Cacio e pepe gnocchi. Need a scrumptious meal in minutes? Rich, comforting and delicious, this easy dinner featuring gnocchi is made with simple ingredients including store bought potato gnocchi, pecorino, and black peppercorns. The signature silky pepper sauce of this dish makes it utterly delicious.

Why I Love This Delicious Gnocchi
Cheese and pepper, and in this case, pecorino and black pepper. The combo that creates a minimalist yet silky pasta sauce to coat gnocchi. The classic sauce is match made in heaven with spaghetti, and this version with gnocchi is refreshing and comforting perfect for everyday dinners and special occasions.
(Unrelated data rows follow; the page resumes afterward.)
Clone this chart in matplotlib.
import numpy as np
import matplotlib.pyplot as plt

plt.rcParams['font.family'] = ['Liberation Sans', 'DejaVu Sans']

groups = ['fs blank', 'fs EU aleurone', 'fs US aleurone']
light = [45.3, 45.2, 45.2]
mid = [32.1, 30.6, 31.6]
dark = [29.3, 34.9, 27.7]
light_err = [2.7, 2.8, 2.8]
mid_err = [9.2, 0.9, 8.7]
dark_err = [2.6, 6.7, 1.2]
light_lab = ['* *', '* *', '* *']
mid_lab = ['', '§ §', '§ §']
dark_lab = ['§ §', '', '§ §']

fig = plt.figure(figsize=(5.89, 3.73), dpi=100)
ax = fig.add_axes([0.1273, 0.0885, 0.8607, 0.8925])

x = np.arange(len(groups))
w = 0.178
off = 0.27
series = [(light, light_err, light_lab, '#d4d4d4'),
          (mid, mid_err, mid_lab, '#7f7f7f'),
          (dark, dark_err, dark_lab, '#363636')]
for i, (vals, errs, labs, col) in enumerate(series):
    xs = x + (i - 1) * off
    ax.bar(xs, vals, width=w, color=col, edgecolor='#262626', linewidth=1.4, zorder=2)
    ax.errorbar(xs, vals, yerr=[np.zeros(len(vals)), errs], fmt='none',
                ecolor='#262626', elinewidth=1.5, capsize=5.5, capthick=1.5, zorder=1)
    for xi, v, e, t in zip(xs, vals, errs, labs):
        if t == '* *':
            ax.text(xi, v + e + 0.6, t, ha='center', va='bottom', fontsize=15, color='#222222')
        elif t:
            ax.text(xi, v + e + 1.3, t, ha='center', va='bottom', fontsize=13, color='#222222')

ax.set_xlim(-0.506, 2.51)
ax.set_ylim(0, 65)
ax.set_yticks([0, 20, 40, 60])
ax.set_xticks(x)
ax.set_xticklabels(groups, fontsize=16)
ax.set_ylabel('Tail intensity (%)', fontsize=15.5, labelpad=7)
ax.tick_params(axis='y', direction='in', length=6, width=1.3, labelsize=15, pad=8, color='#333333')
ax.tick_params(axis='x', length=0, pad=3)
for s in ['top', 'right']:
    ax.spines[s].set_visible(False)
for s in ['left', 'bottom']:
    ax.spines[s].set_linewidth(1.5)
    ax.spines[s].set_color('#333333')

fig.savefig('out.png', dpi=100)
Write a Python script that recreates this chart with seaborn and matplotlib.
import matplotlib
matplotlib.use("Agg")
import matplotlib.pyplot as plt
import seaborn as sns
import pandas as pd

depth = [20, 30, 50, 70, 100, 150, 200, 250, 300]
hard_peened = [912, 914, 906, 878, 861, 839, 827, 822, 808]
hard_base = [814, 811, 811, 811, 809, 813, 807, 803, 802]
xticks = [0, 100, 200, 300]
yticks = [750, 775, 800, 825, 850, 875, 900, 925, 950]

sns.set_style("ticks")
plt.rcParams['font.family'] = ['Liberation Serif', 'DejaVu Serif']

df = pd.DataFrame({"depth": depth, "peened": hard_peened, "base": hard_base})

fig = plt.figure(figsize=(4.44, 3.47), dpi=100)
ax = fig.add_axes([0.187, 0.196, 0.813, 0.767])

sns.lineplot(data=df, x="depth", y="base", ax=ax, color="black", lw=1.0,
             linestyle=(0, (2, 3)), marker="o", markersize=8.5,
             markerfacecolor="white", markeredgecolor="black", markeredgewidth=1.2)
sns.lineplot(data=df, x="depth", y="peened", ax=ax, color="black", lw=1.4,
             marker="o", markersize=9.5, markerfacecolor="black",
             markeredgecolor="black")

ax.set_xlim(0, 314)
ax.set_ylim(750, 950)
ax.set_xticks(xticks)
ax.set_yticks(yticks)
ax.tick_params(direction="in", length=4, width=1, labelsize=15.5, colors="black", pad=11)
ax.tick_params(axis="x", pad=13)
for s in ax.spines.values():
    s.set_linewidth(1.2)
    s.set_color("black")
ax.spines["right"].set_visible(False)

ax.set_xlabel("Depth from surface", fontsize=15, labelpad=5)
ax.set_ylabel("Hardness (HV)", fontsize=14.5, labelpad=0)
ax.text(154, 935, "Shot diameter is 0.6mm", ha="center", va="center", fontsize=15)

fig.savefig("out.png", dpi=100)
The recipe starts with your favorite gnocchi: homemade, store bought, ricotta, potato, nothing complicated. It has straightforward cooking written all over it. Just simple simmer until cooked. Then comes the sauce that shifts the flavor entirely. Black peppercorns hit the pan for a quick stir fry, and crush them in a mortar and pestle to release the flavors. Simmer peppercorns with pasta water and cheese sauce, and the result? Beautiful silky emulsified sauce to pair with gnocchi.
Key Ingredients In Cacio E Pepe Gnocchi

- Gnocchi - Homemade or store bought potato or ricotta gnocchi.
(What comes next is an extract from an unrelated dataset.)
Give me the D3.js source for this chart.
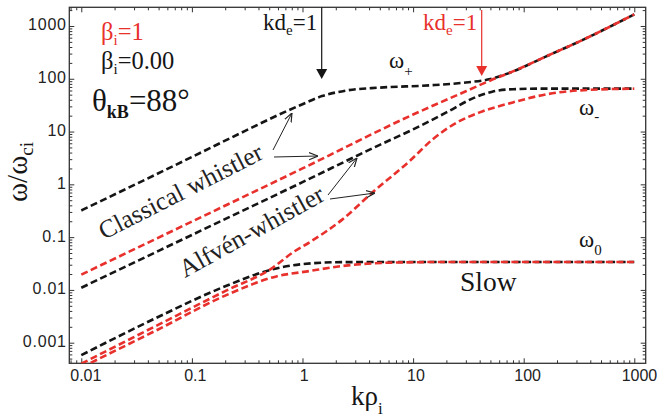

- Cheese - Pecorino romano.
- Black pepper - The classic addition.
How To Make Cacio E Pepe Gnocchi
Cook gnocchi - Fill a large pot with water, season it, and bring to a boil. Toss in gnocchi. Just 1-2 minutes, they will start to flat when they are done.
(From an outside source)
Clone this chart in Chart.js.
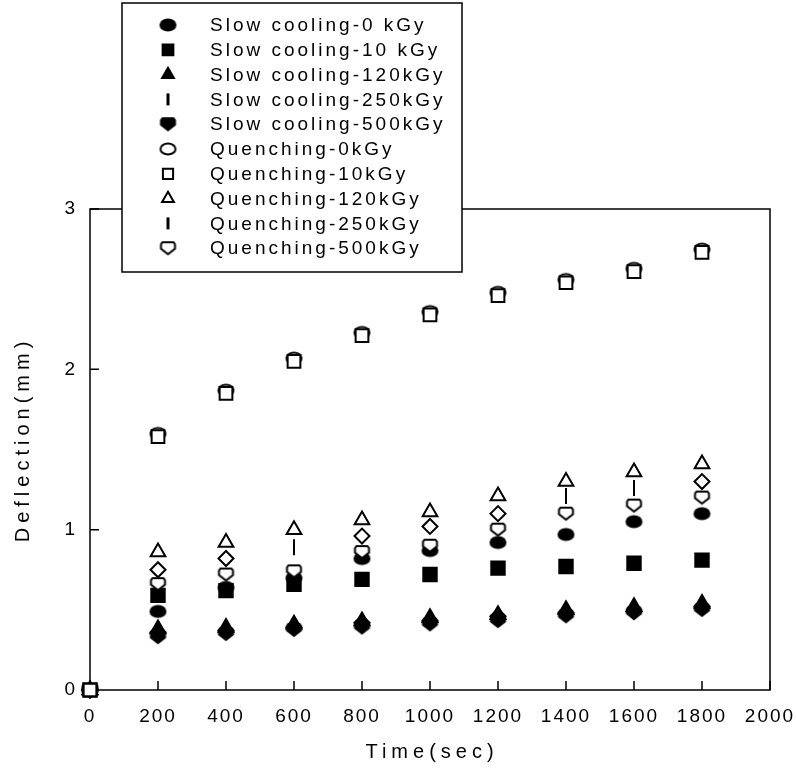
<!DOCTYPE html>
<html>
<head>
<meta charset="utf-8">
<title>Deflection vs time</title>
<script src="https://cdn.jsdelivr.net/npm/chart.js@4.4.0/dist/chart.umd.min.js"></script>
<style>
  body { margin: 0; background: #fff; }
  #wrap { width: 796px; height: 771px; }
</style>
</head>
<body>
<div id="wrap"><canvas id="chart" width="796" height="771"></canvas></div>
<script>
// data (deflection in mm)
const times = [0, 200, 400, 600, 800, 1000, 1200, 1400, 1600, 1800];
const slow0   = [0, 0.49, 0.64, 0.70, 0.82, 0.87, 0.92, 0.97, 1.05, 1.10];
const slow10  = [0, 0.59, 0.62, 0.66, 0.69, 0.72, 0.76, 0.77, 0.79, 0.81];
const slow120 = [0, 0.38, 0.39, 0.41, 0.43, 0.45, 0.47, 0.50, 0.52, 0.54];
const slow250 = [0, 0.36, 0.37, 0.39, 0.42, 0.43, 0.46, 0.48, 0.49, 0.52];
const slow500 = [0, 0.33, 0.35, 0.375, 0.39, 0.41, 0.43, 0.46, 0.48, 0.50];
const quench0   = [0, 1.60, 1.87, 2.07, 2.23, 2.36, 2.48, 2.56, 2.63, 2.75];
const quench10  = [0, 1.58, 1.85, 2.05, 2.21, 2.34, 2.46, 2.54, 2.61, 2.73];
const quench120 = [0, 0.86, 0.92, 1.00, 1.06, 1.11, 1.21, 1.30, 1.36, 1.41];
const quench250 = [0, 0.75, 0.82, 0.89, 0.96, 1.02, 1.10, 1.21, 1.26, 1.30];
const quench500 = [0, 0.66, 0.72, 0.74, 0.86, 0.90, 1.00, 1.10, 1.15, 1.20];

const seriesNames = [
  'Slow cooling-0 kGy', 'Slow cooling-10 kGy', 'Slow cooling-120kGy',
  'Slow cooling-250kGy', 'Slow cooling-500kGy', 'Quenching-0kGy',
  'Quenching-10kGy', 'Quenching-120kGy', 'Quenching-250kGy', 'Quenching-500kGy'
];

// little marker pictures for shapes chart.js has no style for
function makeMarker(kind, filled) {
  const w = 15, h = 12;
  const c = document.createElement('canvas');
  c.width = w + 4; c.height = h + 4;
  const g = c.getContext('2d');
  g.translate(2, 2);
  g.beginPath();
  if (kind === 'ellipse') {
    g.ellipse(w / 2, h / 2, w / 2, h / 2 - 0.5, 0, 0, Math.PI * 2);
  } else {
    // shield: flat top, straight sides, pointed bottom
    g.moveTo(2, 0); g.lineTo(w - 2, 0); g.lineTo(w - 0.5, 2);
    g.lineTo(w - 0.5, h * 0.55); g.lineTo(w / 2, h); g.lineTo(0.5, h * 0.55);
    g.lineTo(0.5, 2); g.closePath();
  }
  g.fillStyle = filled ? '#000' : '#fff';
  g.fill();
  g.lineWidth = 2;
  g.strokeStyle = '#000';
  g.stroke();
  return c;
}
const ellipseFill = makeMarker('ellipse', true);
const ellipseOpen = makeMarker('ellipse', false);
const shieldFill = makeMarker('shield', true);
const shieldOpen = makeMarker('shield', false);

// the 250 kGy quench marks show as a bar at a few times
const q250Style = ['rectRot', 'rectRot', 'rectRot', 'line', 'rectRot', 'rectRot', 'rectRot', 'line', 'line', 'rectRot'];
const q250Rot = q250Style.map(s => s === 'line' ? 90 : 0);
const q250Rad = q250Style.map(s => s === 'line' ? 8 : 7.5);

const styles = [
  { pointStyle: ellipseFill, radius: 7, fill: '#000', order: 2 },
  { pointStyle: 'rect', radius: 9.5, fill: '#000', order: 2 },
  { pointStyle: 'triangle', radius: 8.5, fill: '#000', order: 2 },
  { pointStyle: 'rectRot', radius: 7.5, fill: '#000', order: 2 },
  { pointStyle: shieldFill, radius: 7, fill: '#000', order: 2 },
  { pointStyle: ellipseOpen, radius: 7, fill: '#fff', order: 1 },
  { pointStyle: 'rect', radius: 9, fill: '#fff', order: 0 },
  { pointStyle: 'triangle', radius: 8.5, fill: '#fff', order: 1 },
  { pointStyle: q250Style, radius: q250Rad, rotation: q250Rot, fill: '#fff', order: 1 },
  { pointStyle: shieldOpen, radius: 7, fill: '#fff', order: 1 }
];
const allValues = [slow0, slow10, slow120, slow250, slow500, quench0, quench10, quench120, quench250, quench500];

const datasets = allValues.map((vals, i) => ({
  label: seriesNames[i],
  data: times.map((t, j) => ({ x: t, y: vals[j] })),
  showLine: false,
  pointStyle: styles[i].pointStyle,
  pointRadius: styles[i].radius,
  pointRotation: styles[i].rotation || 0,
  pointBackgroundColor: styles[i].fill,
  pointBorderColor: '#000',
  pointBorderWidth: 2,
  order: styles[i].order,
  clip: false
}));

const FONT = "'Liberation Sans', Arial, sans-serif";

const framePlugin = {
  id: 'frame',
  beforeDraw(chart) {
    chart.ctx.letterSpacing = '2px';
  },
  beforeDatasetsDraw(chart) {
    const { ctx, chartArea: a, scales } = chart;
    ctx.save();
    ctx.strokeStyle = '#000';
    ctx.lineWidth = 1.5;
    ctx.strokeRect(a.left, a.top, a.right - a.left, a.bottom - a.top);
    ctx.beginPath();
    scales.x.ticks.forEach((t, i) => {
      const px = scales.x.getPixelForTick(i);
      ctx.moveTo(px, a.bottom);
      ctx.lineTo(px, a.bottom - 9);
    });
    scales.y.ticks.forEach((t, i) => {
      const py = scales.y.getPixelForTick(i);
      ctx.moveTo(a.left, py);
      ctx.lineTo(a.left + 9, py);
    });
    ctx.stroke();
    ctx.restore();
  },
  afterDraw(chart) {
    const ctx = chart.ctx;
    const a = chart.chartArea;
    ctx.save();
    // axis titles
    ctx.fillStyle = '#000';
    ctx.font = '20px ' + FONT;
    ctx.letterSpacing = '5px';
    ctx.textAlign = 'center';
    ctx.textBaseline = 'middle';
    ctx.fillText('Time(sec)', (a.left + a.right) / 2 + 2, 752);
    ctx.save();
    ctx.translate(23, (a.top + a.bottom) / 2 - 10);
    ctx.rotate(-Math.PI / 2);
    ctx.fillText('Deflection(mm)', 0, 0);
    ctx.restore();

    // legend box
    const bx = 122, by = 3, bw = 340, bh = 269;
    ctx.fillStyle = '#fff';
    ctx.fillRect(bx, by, bw, bh);
    ctx.strokeStyle = '#000';
    ctx.lineWidth = 1.5;
    ctx.strokeRect(bx, by, bw, bh);
    ctx.font = '19px ' + FONT;
    ctx.letterSpacing = '3px';
    ctx.textAlign = 'left';
    seriesNames.forEach((name, i) => {
      const y = 25 + i * 24.8;
      const st = styles[i];
      ctx.fillStyle = st.fill;
      ctx.strokeStyle = '#000';
      if (name.indexOf('250') >= 0) {
        ctx.lineWidth = 3;
        ctx.beginPath();
        ctx.moveTo(168, y - 6);
        ctx.lineTo(168, y + 6);
        ctx.stroke();
      } else {
        ctx.lineWidth = 2;
        Chart.helpers.drawPoint(ctx, {
          pointStyle: st.pointStyle,
          radius: st.radius * 0.8,
          rotation: 0,
          borderWidth: 2
        }, 168, y);
      }
      ctx.fillStyle = '#000';
      ctx.fillText(name, 210, y + 1);
    });
    ctx.restore();
  }
};

new Chart(document.getElementById('chart'), {
  type: 'scatter',
  data: { datasets: datasets },
  options: {
    responsive: false,
    animation: false,
    layout: { padding: { top: 209, right: 26, left: 0, bottom: 0 } },
    plugins: {
      legend: { display: false },
      tooltip: { enabled: false }
    },
    scales: {
      x: {
        type: 'linear',
        min: 0,
        max: 2000,
        afterFit(s) { s.height = 81; s.paddingLeft = 0; s.paddingRight = 0; },
        grid: { display: false, drawTicks: false },
        border: { display: false },
        ticks: {
          stepSize: 200,
          padding: 15,
          color: '#000',
          font: { family: FONT, size: 19 },
          callback: v => String(v)
        }
      },
      y: {
        type: 'linear',
        min: 0,
        max: 3,
        afterFit(s) { s.width = 90; s.paddingTop = 0; s.paddingBottom = 0; },
        grid: { display: false, drawTicks: false },
        border: { display: false },
        ticks: {
          stepSize: 1,
          padding: 13,
          color: '#000',
          font: { family: FONT, size: 19 }
        }
      }
    }
  },
  plugins: [framePlugin]
});
</script>
</body>
</html>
Make the sauce - Throw in a spoonful of black peppercorns into a hot pan, toast them, and crush them, and add them back to the pan. Add a ladle of gnocchi water to the pan. Add a handful of grated cheese. Let it emulsify to create silky sauce.Toss gnocchi in the glossy sauce. More pepper? More cheese? A little extra pasta water? Simply taste and adjust your way.



Cacio E Pepe Gnocchi
Ingredients
- 500 g gnocchi, homemade or store bought
- 1 tablespoon black peppercorns
- 1 cup grated pecorino romano
- Salt to taste
- Parsley, to garnish (optional)
Instructions
- Bring a large pot of salted water to boil. Add gnocchi.
- Cook for about 2-4 minutes or until they float to the top of the pot.
- Reserve ¾ cup water. Drain.
- Meanwhile place a large pan over medium heat. Add black peppercorns. Stir and toast lightly until aromatic.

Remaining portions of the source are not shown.